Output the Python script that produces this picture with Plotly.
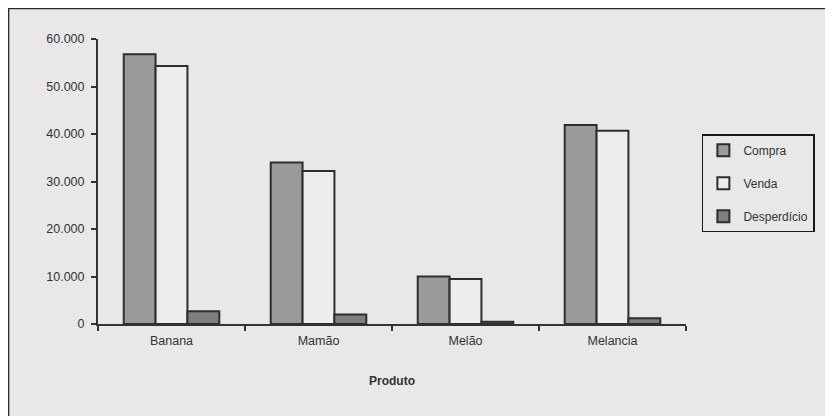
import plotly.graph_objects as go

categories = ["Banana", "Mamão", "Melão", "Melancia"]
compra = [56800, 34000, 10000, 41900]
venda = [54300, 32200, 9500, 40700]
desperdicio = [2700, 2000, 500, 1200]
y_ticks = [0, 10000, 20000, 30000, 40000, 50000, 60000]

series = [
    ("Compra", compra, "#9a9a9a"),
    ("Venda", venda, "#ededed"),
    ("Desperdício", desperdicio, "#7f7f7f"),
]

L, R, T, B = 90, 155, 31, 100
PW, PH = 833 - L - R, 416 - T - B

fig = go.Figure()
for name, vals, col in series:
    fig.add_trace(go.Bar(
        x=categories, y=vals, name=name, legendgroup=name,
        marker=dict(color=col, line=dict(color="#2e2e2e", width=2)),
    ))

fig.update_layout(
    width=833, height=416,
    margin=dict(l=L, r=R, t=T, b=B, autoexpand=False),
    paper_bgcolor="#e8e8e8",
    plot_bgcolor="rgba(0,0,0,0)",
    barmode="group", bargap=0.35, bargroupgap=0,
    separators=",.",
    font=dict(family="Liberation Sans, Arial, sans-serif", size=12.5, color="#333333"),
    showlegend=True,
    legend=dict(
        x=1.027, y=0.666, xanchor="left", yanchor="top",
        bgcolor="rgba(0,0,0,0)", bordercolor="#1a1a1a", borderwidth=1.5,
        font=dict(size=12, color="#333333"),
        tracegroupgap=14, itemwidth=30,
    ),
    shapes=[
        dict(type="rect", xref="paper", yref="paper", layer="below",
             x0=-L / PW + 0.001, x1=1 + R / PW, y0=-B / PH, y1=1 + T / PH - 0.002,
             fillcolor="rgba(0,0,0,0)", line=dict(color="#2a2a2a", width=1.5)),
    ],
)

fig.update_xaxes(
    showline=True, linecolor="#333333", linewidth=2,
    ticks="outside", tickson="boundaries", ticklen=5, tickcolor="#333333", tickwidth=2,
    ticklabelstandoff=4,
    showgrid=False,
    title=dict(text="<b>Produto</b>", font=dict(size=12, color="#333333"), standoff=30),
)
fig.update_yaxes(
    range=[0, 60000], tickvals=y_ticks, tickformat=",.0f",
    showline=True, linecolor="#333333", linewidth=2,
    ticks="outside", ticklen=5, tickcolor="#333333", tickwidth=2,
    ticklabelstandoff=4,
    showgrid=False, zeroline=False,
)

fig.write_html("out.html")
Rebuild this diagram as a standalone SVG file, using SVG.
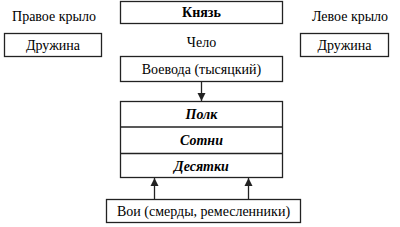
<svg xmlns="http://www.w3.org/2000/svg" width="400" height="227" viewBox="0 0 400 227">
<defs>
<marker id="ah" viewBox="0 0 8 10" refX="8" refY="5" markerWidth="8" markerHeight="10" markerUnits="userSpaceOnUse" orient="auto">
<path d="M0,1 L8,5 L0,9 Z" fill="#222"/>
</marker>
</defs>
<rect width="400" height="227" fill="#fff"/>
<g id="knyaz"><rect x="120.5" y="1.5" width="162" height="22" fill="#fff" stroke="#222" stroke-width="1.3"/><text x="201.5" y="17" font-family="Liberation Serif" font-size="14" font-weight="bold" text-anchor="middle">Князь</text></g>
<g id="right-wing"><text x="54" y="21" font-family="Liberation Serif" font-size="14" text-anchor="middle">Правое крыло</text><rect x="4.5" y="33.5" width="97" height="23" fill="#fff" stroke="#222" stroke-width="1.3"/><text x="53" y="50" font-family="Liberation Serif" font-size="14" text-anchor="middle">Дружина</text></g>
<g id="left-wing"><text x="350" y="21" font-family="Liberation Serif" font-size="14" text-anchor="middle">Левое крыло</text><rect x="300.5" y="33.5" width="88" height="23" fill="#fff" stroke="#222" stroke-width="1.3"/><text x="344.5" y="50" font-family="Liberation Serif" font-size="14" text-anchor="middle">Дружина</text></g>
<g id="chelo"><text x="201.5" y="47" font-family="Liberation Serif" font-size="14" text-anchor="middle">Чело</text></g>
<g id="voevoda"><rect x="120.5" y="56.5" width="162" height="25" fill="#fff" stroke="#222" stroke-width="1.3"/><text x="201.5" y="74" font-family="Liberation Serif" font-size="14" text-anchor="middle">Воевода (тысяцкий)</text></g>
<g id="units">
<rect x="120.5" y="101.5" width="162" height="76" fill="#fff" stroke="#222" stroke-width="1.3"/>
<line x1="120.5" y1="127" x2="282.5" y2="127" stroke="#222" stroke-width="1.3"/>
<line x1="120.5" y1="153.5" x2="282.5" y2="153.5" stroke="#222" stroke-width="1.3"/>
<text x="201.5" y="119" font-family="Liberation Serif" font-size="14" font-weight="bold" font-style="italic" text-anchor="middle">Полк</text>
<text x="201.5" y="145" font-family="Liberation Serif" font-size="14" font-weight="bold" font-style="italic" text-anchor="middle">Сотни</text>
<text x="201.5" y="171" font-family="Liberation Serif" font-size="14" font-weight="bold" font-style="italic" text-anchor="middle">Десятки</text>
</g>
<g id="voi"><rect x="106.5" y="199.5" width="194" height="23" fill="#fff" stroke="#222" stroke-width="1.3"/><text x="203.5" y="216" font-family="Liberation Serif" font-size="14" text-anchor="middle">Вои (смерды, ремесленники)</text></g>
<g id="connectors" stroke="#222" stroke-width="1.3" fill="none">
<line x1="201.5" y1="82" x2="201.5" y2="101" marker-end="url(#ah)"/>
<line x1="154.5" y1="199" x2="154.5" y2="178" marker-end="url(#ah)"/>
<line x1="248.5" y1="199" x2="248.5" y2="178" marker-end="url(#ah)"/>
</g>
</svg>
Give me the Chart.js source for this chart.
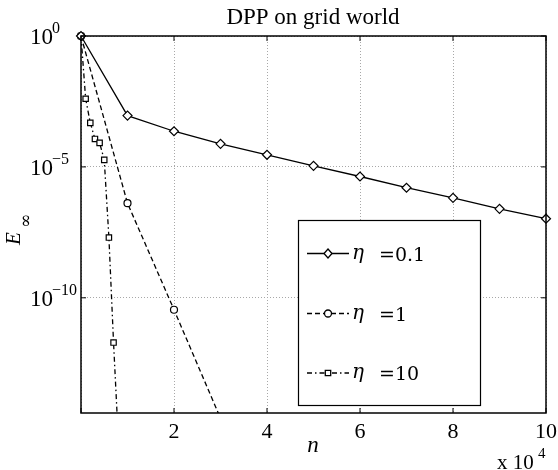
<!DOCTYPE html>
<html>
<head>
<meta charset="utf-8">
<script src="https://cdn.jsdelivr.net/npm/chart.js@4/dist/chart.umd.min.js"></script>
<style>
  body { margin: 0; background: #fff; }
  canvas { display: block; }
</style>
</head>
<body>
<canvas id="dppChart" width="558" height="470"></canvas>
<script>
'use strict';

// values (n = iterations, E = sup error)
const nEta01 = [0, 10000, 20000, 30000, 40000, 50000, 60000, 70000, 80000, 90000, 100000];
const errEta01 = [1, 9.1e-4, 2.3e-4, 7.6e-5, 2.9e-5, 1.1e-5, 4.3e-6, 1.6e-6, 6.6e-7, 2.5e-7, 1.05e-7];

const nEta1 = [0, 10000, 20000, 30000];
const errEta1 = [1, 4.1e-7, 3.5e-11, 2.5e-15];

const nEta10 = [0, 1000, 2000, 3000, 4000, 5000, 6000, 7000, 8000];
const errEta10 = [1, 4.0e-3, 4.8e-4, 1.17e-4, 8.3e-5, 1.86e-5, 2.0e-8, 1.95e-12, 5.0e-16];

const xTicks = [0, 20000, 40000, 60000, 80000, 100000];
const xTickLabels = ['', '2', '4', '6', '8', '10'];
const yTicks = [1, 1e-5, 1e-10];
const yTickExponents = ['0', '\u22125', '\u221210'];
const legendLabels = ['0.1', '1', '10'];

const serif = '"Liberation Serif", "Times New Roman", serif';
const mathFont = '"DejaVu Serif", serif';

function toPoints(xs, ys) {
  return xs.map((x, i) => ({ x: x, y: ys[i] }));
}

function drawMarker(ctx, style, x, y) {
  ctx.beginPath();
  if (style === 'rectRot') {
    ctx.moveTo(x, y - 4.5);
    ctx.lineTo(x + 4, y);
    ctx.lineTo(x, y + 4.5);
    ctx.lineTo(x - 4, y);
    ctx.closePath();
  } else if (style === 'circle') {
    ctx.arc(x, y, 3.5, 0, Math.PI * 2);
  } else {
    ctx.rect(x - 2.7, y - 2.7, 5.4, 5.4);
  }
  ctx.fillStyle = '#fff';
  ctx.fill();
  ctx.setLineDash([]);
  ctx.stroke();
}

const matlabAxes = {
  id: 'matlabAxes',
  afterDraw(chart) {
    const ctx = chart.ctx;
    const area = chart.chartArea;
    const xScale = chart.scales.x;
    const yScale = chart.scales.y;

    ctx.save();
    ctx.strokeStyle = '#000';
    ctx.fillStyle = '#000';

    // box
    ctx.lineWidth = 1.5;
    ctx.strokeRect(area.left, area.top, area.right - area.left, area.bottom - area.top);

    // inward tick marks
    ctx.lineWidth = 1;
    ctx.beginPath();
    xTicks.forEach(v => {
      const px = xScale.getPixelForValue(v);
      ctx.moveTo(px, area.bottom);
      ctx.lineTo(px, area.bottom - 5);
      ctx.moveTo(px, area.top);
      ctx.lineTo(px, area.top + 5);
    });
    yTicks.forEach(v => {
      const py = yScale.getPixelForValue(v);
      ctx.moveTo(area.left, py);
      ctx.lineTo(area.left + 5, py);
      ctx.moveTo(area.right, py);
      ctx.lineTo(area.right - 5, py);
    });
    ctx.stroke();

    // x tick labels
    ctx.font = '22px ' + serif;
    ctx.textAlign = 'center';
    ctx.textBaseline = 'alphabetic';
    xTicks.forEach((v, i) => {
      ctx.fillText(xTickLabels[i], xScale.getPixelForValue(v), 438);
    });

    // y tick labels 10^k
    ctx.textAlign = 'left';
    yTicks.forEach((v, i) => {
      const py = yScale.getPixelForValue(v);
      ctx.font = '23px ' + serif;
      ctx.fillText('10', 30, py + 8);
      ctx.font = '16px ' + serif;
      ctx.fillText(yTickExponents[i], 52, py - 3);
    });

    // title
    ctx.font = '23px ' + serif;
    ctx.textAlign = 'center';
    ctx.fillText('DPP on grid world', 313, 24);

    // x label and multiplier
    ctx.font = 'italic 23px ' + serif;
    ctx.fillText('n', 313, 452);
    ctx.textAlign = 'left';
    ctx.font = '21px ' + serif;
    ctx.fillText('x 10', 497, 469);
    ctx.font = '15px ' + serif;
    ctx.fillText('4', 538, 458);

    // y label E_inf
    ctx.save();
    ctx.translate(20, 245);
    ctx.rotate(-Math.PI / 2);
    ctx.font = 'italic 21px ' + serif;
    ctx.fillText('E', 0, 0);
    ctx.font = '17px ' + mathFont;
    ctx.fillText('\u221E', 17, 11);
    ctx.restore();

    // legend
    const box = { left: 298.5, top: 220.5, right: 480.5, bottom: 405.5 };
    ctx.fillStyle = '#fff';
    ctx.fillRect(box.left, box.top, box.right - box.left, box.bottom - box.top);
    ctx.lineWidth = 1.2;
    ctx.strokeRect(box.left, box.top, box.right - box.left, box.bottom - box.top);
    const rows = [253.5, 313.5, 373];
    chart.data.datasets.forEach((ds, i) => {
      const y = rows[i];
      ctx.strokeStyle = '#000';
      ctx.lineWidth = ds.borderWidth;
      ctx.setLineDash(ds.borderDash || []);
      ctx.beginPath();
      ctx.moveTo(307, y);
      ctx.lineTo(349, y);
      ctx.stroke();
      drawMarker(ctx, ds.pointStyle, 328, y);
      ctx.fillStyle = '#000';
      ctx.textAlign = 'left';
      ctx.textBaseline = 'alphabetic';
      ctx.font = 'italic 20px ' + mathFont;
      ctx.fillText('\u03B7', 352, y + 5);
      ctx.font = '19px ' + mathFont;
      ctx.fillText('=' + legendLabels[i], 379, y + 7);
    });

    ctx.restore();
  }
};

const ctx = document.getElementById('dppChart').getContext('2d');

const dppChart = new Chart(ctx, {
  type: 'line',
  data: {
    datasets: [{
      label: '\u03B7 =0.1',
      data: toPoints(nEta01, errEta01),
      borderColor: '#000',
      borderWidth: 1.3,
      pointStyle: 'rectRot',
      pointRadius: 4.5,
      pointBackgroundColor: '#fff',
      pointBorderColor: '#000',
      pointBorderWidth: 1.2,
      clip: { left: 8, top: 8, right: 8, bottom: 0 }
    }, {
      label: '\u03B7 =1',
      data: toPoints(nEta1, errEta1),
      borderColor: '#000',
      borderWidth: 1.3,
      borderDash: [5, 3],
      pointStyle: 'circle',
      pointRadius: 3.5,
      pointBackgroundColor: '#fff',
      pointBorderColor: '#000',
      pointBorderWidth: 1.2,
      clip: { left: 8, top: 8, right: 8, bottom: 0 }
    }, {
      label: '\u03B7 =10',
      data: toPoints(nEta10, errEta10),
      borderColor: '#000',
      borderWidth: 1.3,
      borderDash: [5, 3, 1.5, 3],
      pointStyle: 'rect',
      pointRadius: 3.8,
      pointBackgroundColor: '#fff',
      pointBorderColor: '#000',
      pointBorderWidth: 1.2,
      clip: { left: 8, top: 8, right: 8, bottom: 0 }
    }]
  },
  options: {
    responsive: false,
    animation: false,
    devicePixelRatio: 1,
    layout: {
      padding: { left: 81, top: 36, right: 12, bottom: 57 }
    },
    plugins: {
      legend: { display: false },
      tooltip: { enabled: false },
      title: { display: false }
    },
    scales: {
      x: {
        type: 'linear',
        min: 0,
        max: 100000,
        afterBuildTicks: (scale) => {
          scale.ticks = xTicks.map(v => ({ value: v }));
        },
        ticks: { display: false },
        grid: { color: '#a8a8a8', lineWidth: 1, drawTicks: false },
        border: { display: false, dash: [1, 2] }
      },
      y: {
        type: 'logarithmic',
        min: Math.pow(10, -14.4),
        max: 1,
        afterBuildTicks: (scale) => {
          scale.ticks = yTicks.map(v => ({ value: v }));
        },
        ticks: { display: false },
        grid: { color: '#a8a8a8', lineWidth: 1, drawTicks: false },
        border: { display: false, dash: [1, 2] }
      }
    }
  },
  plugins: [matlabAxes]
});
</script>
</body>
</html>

TO BE DONE
State the number of lines in this listing that contain the string "script", and add nothing else.

RESPONSE TO THIS EXERCISE
4